* [Work required]:
Write out the material again exactly, please, and omit the pictures.

——

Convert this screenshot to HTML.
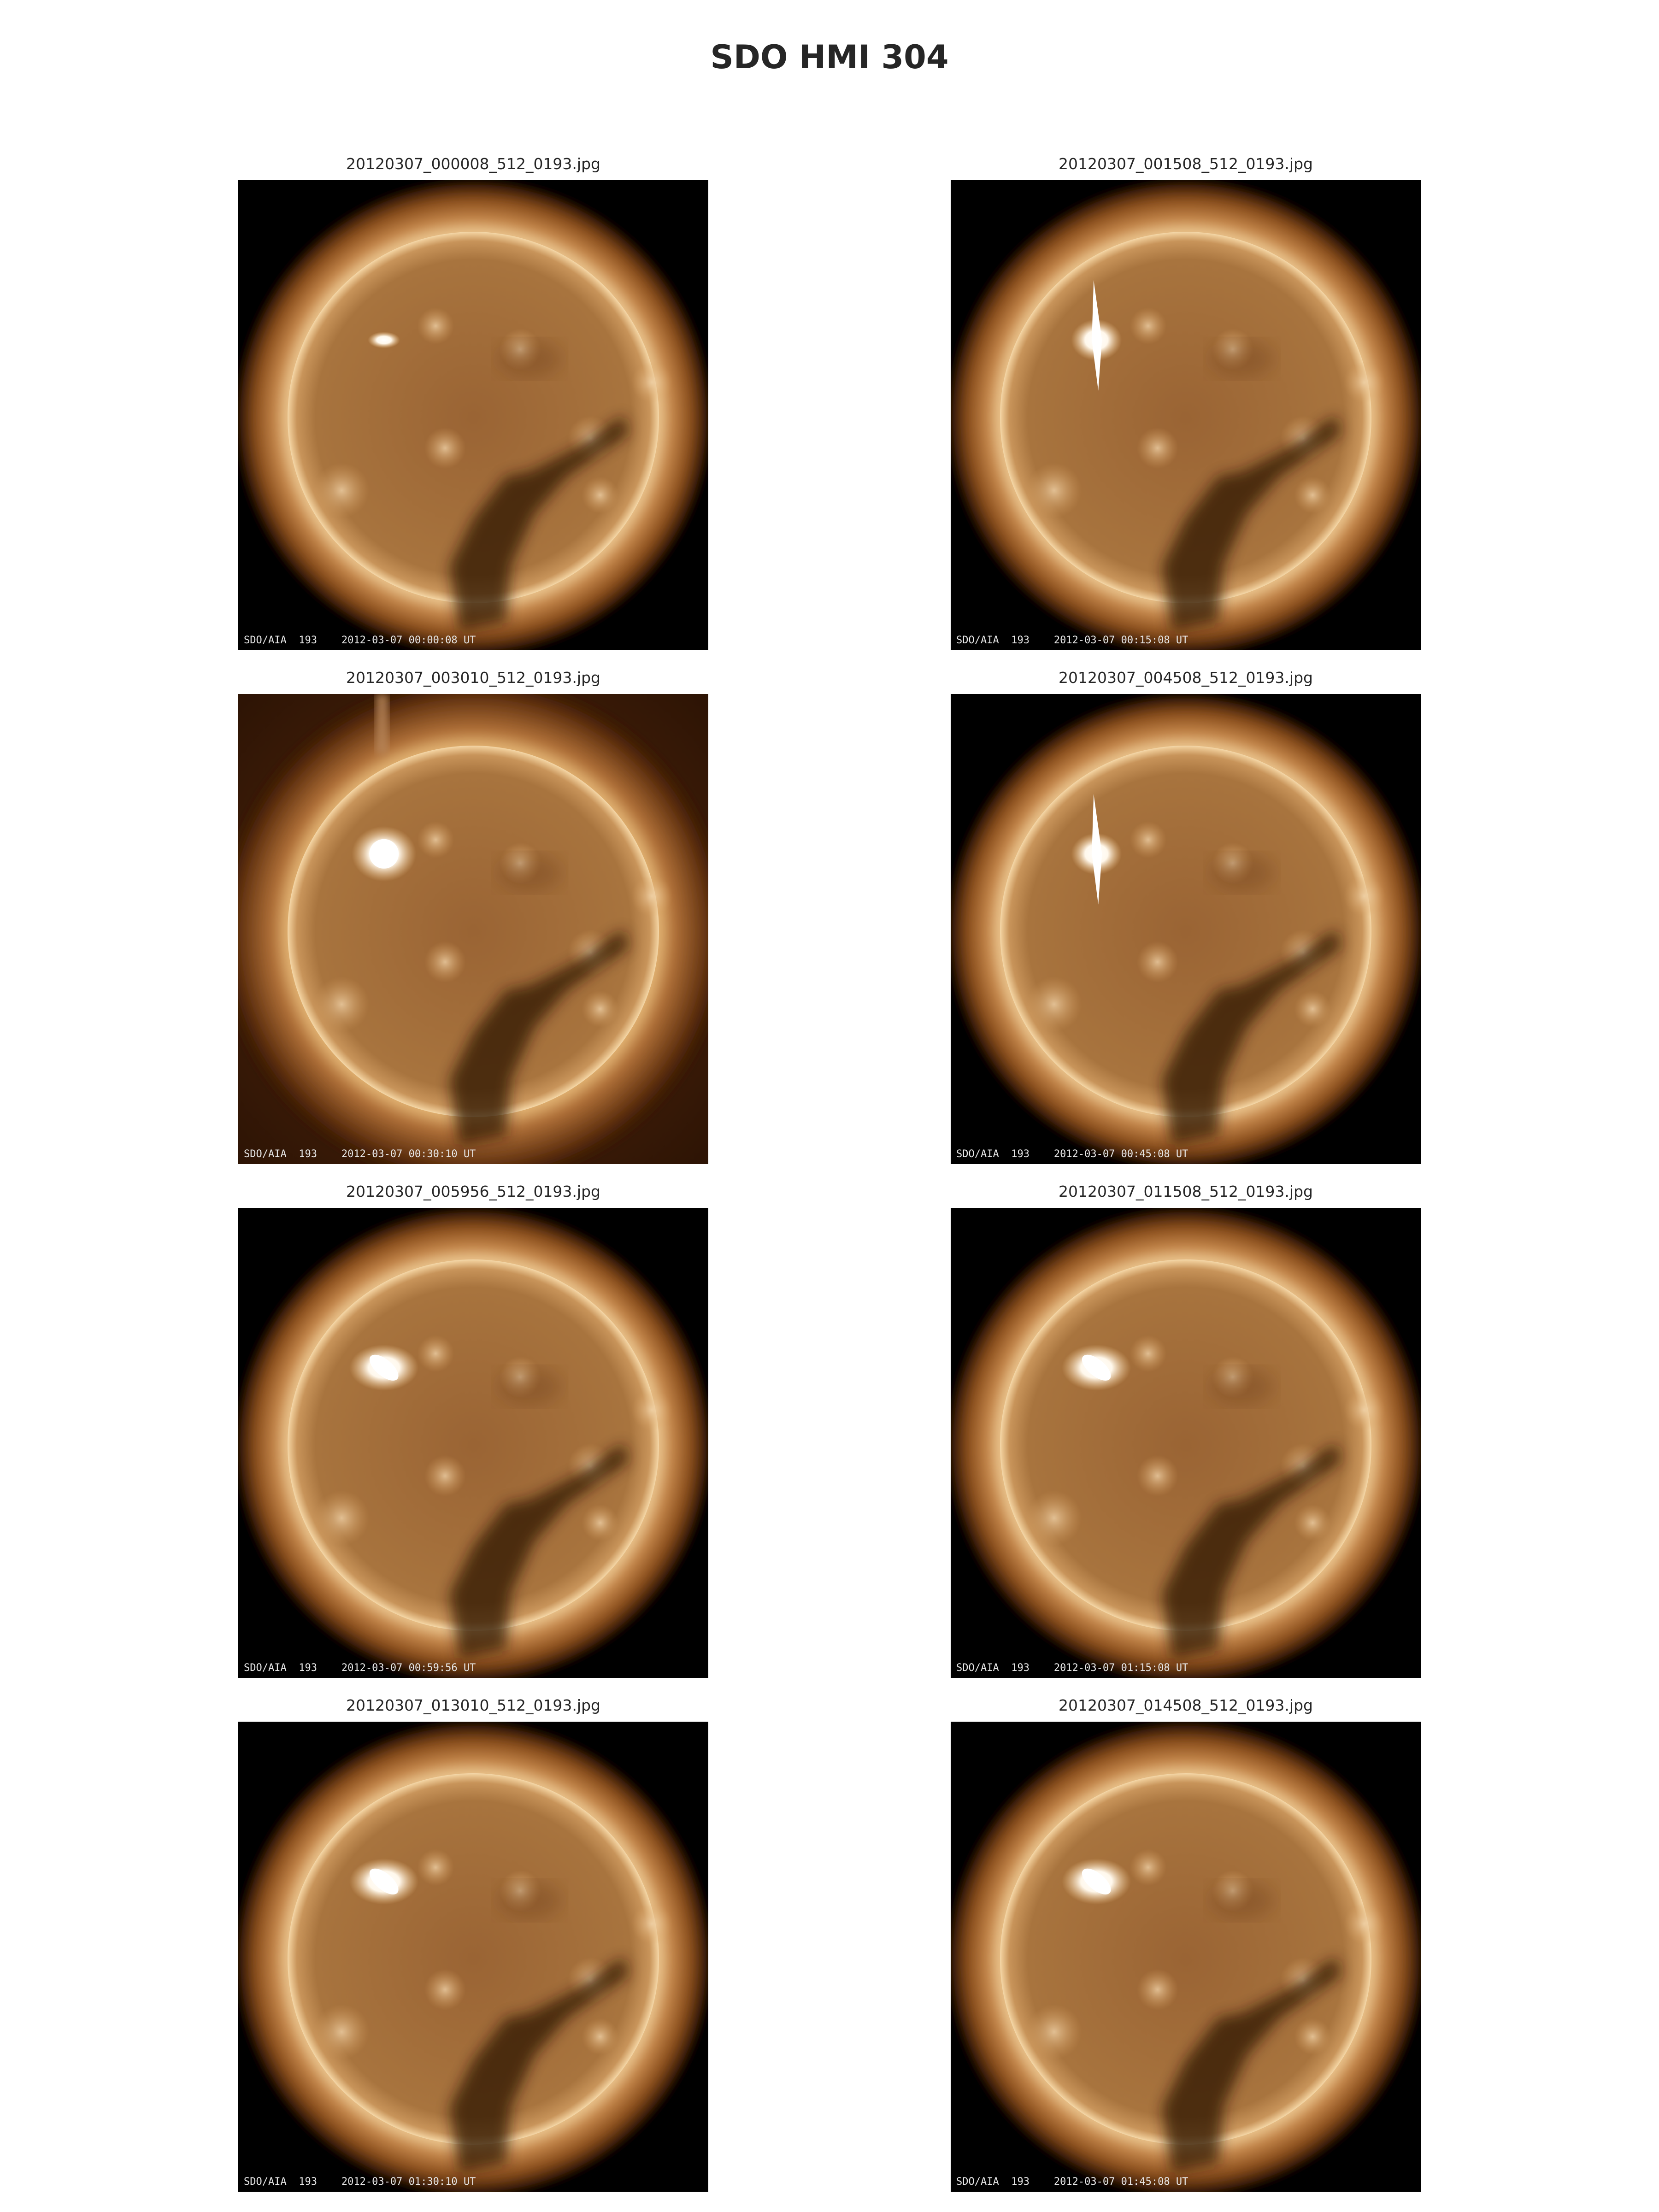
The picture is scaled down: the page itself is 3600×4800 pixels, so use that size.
<!DOCTYPE html>
<html><head><meta charset="utf-8">
<style>
html,body{margin:0;padding:0;background:#fff;}
#fig{position:relative;width:3600px;height:4800px;overflow:hidden;background:#fff;}
</style></head>
<body>
<div id="fig">
<svg id="svg" width="3600" height="4800" viewBox="0 0 3600 4800" xmlns="http://www.w3.org/2000/svg">
<defs>
<radialGradient id="corona" cx="0.5" cy="0.5" r="0.5">
<stop offset="0" stop-color="#f0d0a0"/>
<stop offset="0.77" stop-color="#e8c088"/>
<stop offset="0.82" stop-color="#c4864a"/>
<stop offset="0.9" stop-color="#8a4e1c"/>
<stop offset="0.97" stop-color="#2a1204"/>
<stop offset="1" stop-color="#000" stop-opacity="0"/>
</radialGradient>
<radialGradient id="corona2" cx="0.5" cy="0.5" r="0.5">
<stop offset="0" stop-color="#f0d0a0"/>
<stop offset="0.72" stop-color="#e0b070"/>
<stop offset="0.78" stop-color="#b07038"/>
<stop offset="0.92" stop-color="#5a2c0c"/>
<stop offset="1" stop-color="#3a1a06" stop-opacity="0"/>
</radialGradient>
<radialGradient id="disk" cx="0.5" cy="0.5" r="0.5">
<stop offset="0" stop-color="#9a6434"/>
<stop offset="0.85" stop-color="#a8743e"/>
<stop offset="0.95" stop-color="#c8945a"/>
<stop offset="0.99" stop-color="#ecc894"/>
<stop offset="1" stop-color="#f4d8aa"/>
</radialGradient>
<radialGradient id="flareG" cx="0.5" cy="0.5" r="0.5">
<stop offset="0" stop-color="#ffffff"/>
<stop offset="0.45" stop-color="#fff8ec"/>
<stop offset="1" stop-color="#f0c890" stop-opacity="0"/>
</radialGradient>
<radialGradient id="brightG" cx="0.5" cy="0.5" r="0.5">
<stop offset="0" stop-color="#f0d2a8"/>
<stop offset="1" stop-color="#d8a060" stop-opacity="0"/>
</radialGradient>
<radialGradient id="noiseBg" cx="0.5" cy="0.5" r="0.75">
<stop offset="0" stop-color="#5a2c0c"/>
<stop offset="1" stop-color="#2a1204"/>
</radialGradient>
<filter id="blur8"><feGaussianBlur stdDeviation="8"/></filter>
<filter id="blur15"><feGaussianBlur stdDeviation="15"/></filter>
<filter id="blur20"><feGaussianBlur stdDeviation="20"/></filter>
</defs>
<text x="1800" y="148" text-anchor="middle" font-family="'DejaVu Sans','Liberation Sans',sans-serif" font-weight="bold" font-size="70" fill="#262626">SDO HMI 304</text>
<g id="panels"></g>
</svg>
</div>
<script>
const fileNames = ["20120307_000008_512_0193.jpg","20120307_001508_512_0193.jpg","20120307_003010_512_0193.jpg","20120307_004508_512_0193.jpg","20120307_005956_512_0193.jpg","20120307_011508_512_0193.jpg","20120307_013010_512_0193.jpg","20120307_014508_512_0193.jpg"];
const timeStamps = ["2012-03-07 00:00:08 UT","2012-03-07 00:15:08 UT","2012-03-07 00:30:10 UT","2012-03-07 00:45:08 UT","2012-03-07 00:59:56 UT","2012-03-07 01:15:08 UT","2012-03-07 01:30:10 UT","2012-03-07 01:45:08 UT"];
// flare type per frame: 0 small, 1 vertical spike, 2 blob w/ noisy bg, 3 elongated blob
const flareKind = [0,1,2,1,3,3,3,3];

const NS = "http://www.w3.org/2000/svg";
const colX = [517, 2063], rowY = [391, 1506, 2621, 3736], S = 1020;
const root = document.getElementById('panels');
function mk(tag, attrs, parent){ const e=document.createElementNS(NS,tag); for(const k in attrs) e.setAttribute(k,attrs[k]); parent.appendChild(e); return e; }

fileNames.forEach((fn,i)=>{
  const x0 = colX[i%2], y0 = rowY[Math.floor(i/2)], k = flareKind[i];
  const g = mk('g',{transform:`translate(${x0},${y0})`},root);
  
  
  const t = mk('text',{x:S/2,y:-24,'text-anchor':'middle','font-family':"'DejaVu Sans','Liberation Sans',sans-serif",'font-size':33,fill:'#262626'},g);
  t.textContent = fn;
  
  
  const cp = mk('clipPath',{id:'cp'+i},g); mk('rect',{x:0,y:0,width:S,height:S},cp);
  const inner = mk('g',{'clip-path':`url(#cp${i})`},g);
  mk('rect',{x:0,y:0,width:S,height:S,fill:k===2?'url(#noiseBg)':'#000'},inner);
  const cx=S/2, cy=S/2+5, r=403;
  mk('circle',{cx:cx,cy:cy,r:k===2?560:525,fill:k===2?'url(#corona2)':'url(#corona)',filter:'url(#blur8)'},inner);
  if(k===2){ mk('rect',{x:298,y:0,width:28,height:130,fill:'#b8865a',opacity:0.8,filter:'url(#blur8)'},inner); }
  mk('circle',{cx:cx,cy:cy,r:r,fill:'url(#disk)'},inner);
  [[0.42,0.31,40],[0.88,0.43,45],[0.22,0.66,60],[0.44,0.57,45],[0.75,0.55,50],[0.77,0.67,40],[0.6,0.36,45]].forEach(p=>{
    mk('circle',{cx:p[0]*S,cy:p[1]*S,r:p[2],fill:'url(#brightG)',opacity:0.8},inner);
  });
  mk('path',{d:`M ${0.47*S} ${0.96*S} L ${0.45*S} ${0.82*S} L ${0.50*S} ${0.72*S} L ${0.57*S} ${0.63*S} L ${0.62*S} ${0.62*S} L ${0.72*S} ${0.57*S} L ${0.82*S} ${0.50*S} L ${0.83*S} ${0.54*S} L ${0.70*S} ${0.63*S} L ${0.63*S} ${0.71*S} L ${0.58*S} ${0.82*S} L ${0.57*S} ${0.94*S} Z`,fill:'#2e1404',opacity:0.75,filter:'url(#blur15)'},inner);
  mk('ellipse',{cx:0.62*S,cy:0.38*S,rx:70,ry:40,fill:'#6a3a14',opacity:0.35,filter:'url(#blur20)'},inner);
  const fx=0.31*S, fy=0.34*S;
  if(k===0){ mk('ellipse',{cx:fx,cy:fy,rx:35,ry:18,fill:'url(#flareG)'},inner); }
  else if(k===1){ mk('ellipse',{cx:fx,cy:fy,rx:55,ry:45,fill:'url(#flareG)'},inner);
    mk('path',{d:`M ${fx-6} ${fy-130} L ${fx+12} ${fy} L ${fx+4} ${fy+110} L ${fx-10} ${fy} Z`,fill:'#fff'},inner); }
  else if(k===2){ mk('ellipse',{cx:fx,cy:fy,rx:70,ry:60,fill:'url(#flareG)'},inner); mk('circle',{cx:fx,cy:fy,r:32,fill:'#fff'},inner); }
  else { mk('ellipse',{cx:fx,cy:fy,rx:75,ry:50,fill:'url(#flareG)'},inner);
    mk('ellipse',{cx:fx,cy:fy,rx:38,ry:18,fill:'#fff',transform:`rotate(40 ${fx} ${fy})`},inner); }
  const lab = mk('text',{x:12,y:1005,'font-family':"'DejaVu Sans Mono','Liberation Mono',monospace",'font-size':22,fill:'#e8e8e8'},inner);
  lab.textContent = 'SDO/AIA  193    ' + timeStamps[i];
  lab.setAttribute('xml:space','preserve');
  lab.style.whiteSpace='pre';
  
  
});
</script>
</body></html>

——

* [Full solution]:
Convert this screenshot to HTML.
The picture is scaled down: the page itself is 3600×4800 pixels, so use that size.
<!DOCTYPE html>
<html><head><meta charset="utf-8">
<style>
html,body{margin:0;padding:0;background:#fff;}
#fig{position:relative;width:3600px;height:4800px;overflow:hidden;background:#fff;}
</style></head>
<body>
<div id="fig">
<svg id="svg" width="3600" height="4800" viewBox="0 0 3600 4800" xmlns="http://www.w3.org/2000/svg">
<defs>
<radialGradient id="corona" cx="0.5" cy="0.5" r="0.5">
<stop offset="0" stop-color="#f0d0a0"/>
<stop offset="0.77" stop-color="#e8c088"/>
<stop offset="0.82" stop-color="#c4864a"/>
<stop offset="0.9" stop-color="#8a4e1c"/>
<stop offset="0.97" stop-color="#2a1204"/>
<stop offset="1" stop-color="#000" stop-opacity="0"/>
</radialGradient>
<radialGradient id="corona2" cx="0.5" cy="0.5" r="0.5">
<stop offset="0" stop-color="#f0d0a0"/>
<stop offset="0.72" stop-color="#e0b070"/>
<stop offset="0.78" stop-color="#b07038"/>
<stop offset="0.92" stop-color="#5a2c0c"/>
<stop offset="1" stop-color="#3a1a06" stop-opacity="0"/>
</radialGradient>
<radialGradient id="disk" cx="0.5" cy="0.5" r="0.5">
<stop offset="0" stop-color="#9a6434"/>
<stop offset="0.85" stop-color="#a8743e"/>
<stop offset="0.95" stop-color="#c8945a"/>
<stop offset="0.99" stop-color="#ecc894"/>
<stop offset="1" stop-color="#f4d8aa"/>
</radialGradient>
<radialGradient id="flareG" cx="0.5" cy="0.5" r="0.5">
<stop offset="0" stop-color="#ffffff"/>
<stop offset="0.45" stop-color="#fff8ec"/>
<stop offset="1" stop-color="#f0c890" stop-opacity="0"/>
</radialGradient>
<radialGradient id="brightG" cx="0.5" cy="0.5" r="0.5">
<stop offset="0" stop-color="#f0d2a8"/>
<stop offset="1" stop-color="#d8a060" stop-opacity="0"/>
</radialGradient>
<radialGradient id="noiseBg" cx="0.5" cy="0.5" r="0.75">
<stop offset="0" stop-color="#5a2c0c"/>
<stop offset="1" stop-color="#2a1204"/>
</radialGradient>
<filter id="blur8"><feGaussianBlur stdDeviation="8"/></filter>
<filter id="blur15"><feGaussianBlur stdDeviation="15"/></filter>
<filter id="blur20"><feGaussianBlur stdDeviation="20"/></filter>
</defs>
<text x="1800" y="148" text-anchor="middle" font-family="'DejaVu Sans','Liberation Sans',sans-serif" font-weight="bold" font-size="70" fill="#262626">SDO HMI 304</text>
<g id="panels"></g>
</svg>
</div>
<script>
const fileNames = ["20120307_000008_512_0193.jpg","20120307_001508_512_0193.jpg","20120307_003010_512_0193.jpg","20120307_004508_512_0193.jpg","20120307_005956_512_0193.jpg","20120307_011508_512_0193.jpg","20120307_013010_512_0193.jpg","20120307_014508_512_0193.jpg"];
const timeStamps = ["2012-03-07 00:00:08 UT","2012-03-07 00:15:08 UT","2012-03-07 00:30:10 UT","2012-03-07 00:45:08 UT","2012-03-07 00:59:56 UT","2012-03-07 01:15:08 UT","2012-03-07 01:30:10 UT","2012-03-07 01:45:08 UT"];
// flare type per frame: 0 small, 1 vertical spike, 2 blob w/ noisy bg, 3 elongated blob
const flareKind = [0,1,2,1,3,3,3,3];

const NS = "http://www.w3.org/2000/svg";
const colX = [517, 2063], rowY = [391, 1506, 2621, 3736], S = 1020;
const root = document.getElementById('panels');
function mk(tag, attrs, parent){ const e=document.createElementNS(NS,tag); for(const k in attrs) e.setAttribute(k,attrs[k]); parent.appendChild(e); return e; }

fileNames.forEach((fn,i)=>{
  const x0 = colX[i%2], y0 = rowY[Math.floor(i/2)], k = flareKind[i];
  const g = mk('g',{transform:`translate(${x0},${y0})`},root);
  
  
  const t = mk('text',{x:S/2,y:-24,'text-anchor':'middle','font-family':"'DejaVu Sans','Liberation Sans',sans-serif",'font-size':33,fill:'#262626'},g);
  t.textContent = fn;
  
  
  const cp = mk('clipPath',{id:'cp'+i},g); mk('rect',{x:0,y:0,width:S,height:S},cp);
  const inner = mk('g',{'clip-path':`url(#cp${i})`},g);
  mk('rect',{x:0,y:0,width:S,height:S,fill:k===2?'url(#noiseBg)':'#000'},inner);
  const cx=S/2, cy=S/2+5, r=403;
  mk('circle',{cx:cx,cy:cy,r:k===2?560:525,fill:k===2?'url(#corona2)':'url(#corona)',filter:'url(#blur8)'},inner);
  if(k===2){ mk('rect',{x:298,y:0,width:28,height:130,fill:'#b8865a',opacity:0.8,filter:'url(#blur8)'},inner); }
  mk('circle',{cx:cx,cy:cy,r:r,fill:'url(#disk)'},inner);
  [[0.42,0.31,40],[0.88,0.43,45],[0.22,0.66,60],[0.44,0.57,45],[0.75,0.55,50],[0.77,0.67,40],[0.6,0.36,45]].forEach(p=>{
    mk('circle',{cx:p[0]*S,cy:p[1]*S,r:p[2],fill:'url(#brightG)',opacity:0.8},inner);
  });
  mk('path',{d:`M ${0.47*S} ${0.96*S} L ${0.45*S} ${0.82*S} L ${0.50*S} ${0.72*S} L ${0.57*S} ${0.63*S} L ${0.62*S} ${0.62*S} L ${0.72*S} ${0.57*S} L ${0.82*S} ${0.50*S} L ${0.83*S} ${0.54*S} L ${0.70*S} ${0.63*S} L ${0.63*S} ${0.71*S} L ${0.58*S} ${0.82*S} L ${0.57*S} ${0.94*S} Z`,fill:'#2e1404',opacity:0.75,filter:'url(#blur15)'},inner);
  mk('ellipse',{cx:0.62*S,cy:0.38*S,rx:70,ry:40,fill:'#6a3a14',opacity:0.35,filter:'url(#blur20)'},inner);
  const fx=0.31*S, fy=0.34*S;
  if(k===0){ mk('ellipse',{cx:fx,cy:fy,rx:35,ry:18,fill:'url(#flareG)'},inner); }
  else if(k===1){ mk('ellipse',{cx:fx,cy:fy,rx:55,ry:45,fill:'url(#flareG)'},inner);
    mk('path',{d:`M ${fx-6} ${fy-130} L ${fx+12} ${fy} L ${fx+4} ${fy+110} L ${fx-10} ${fy} Z`,fill:'#fff'},inner); }
  else if(k===2){ mk('ellipse',{cx:fx,cy:fy,rx:70,ry:60,fill:'url(#flareG)'},inner); mk('circle',{cx:fx,cy:fy,r:32,fill:'#fff'},inner); }
  else { mk('ellipse',{cx:fx,cy:fy,rx:75,ry:50,fill:'url(#flareG)'},inner);
    mk('ellipse',{cx:fx,cy:fy,rx:38,ry:18,fill:'#fff',transform:`rotate(40 ${fx} ${fy})`},inner); }
  const lab = mk('text',{x:12,y:1005,'font-family':"'DejaVu Sans Mono','Liberation Mono',monospace",'font-size':22,fill:'#e8e8e8'},inner);
  lab.textContent = 'SDO/AIA  193    ' + timeStamps[i];
  lab.setAttribute('xml:space','preserve');
  lab.style.whiteSpace='pre';
  
  
});
</script>
</body></html>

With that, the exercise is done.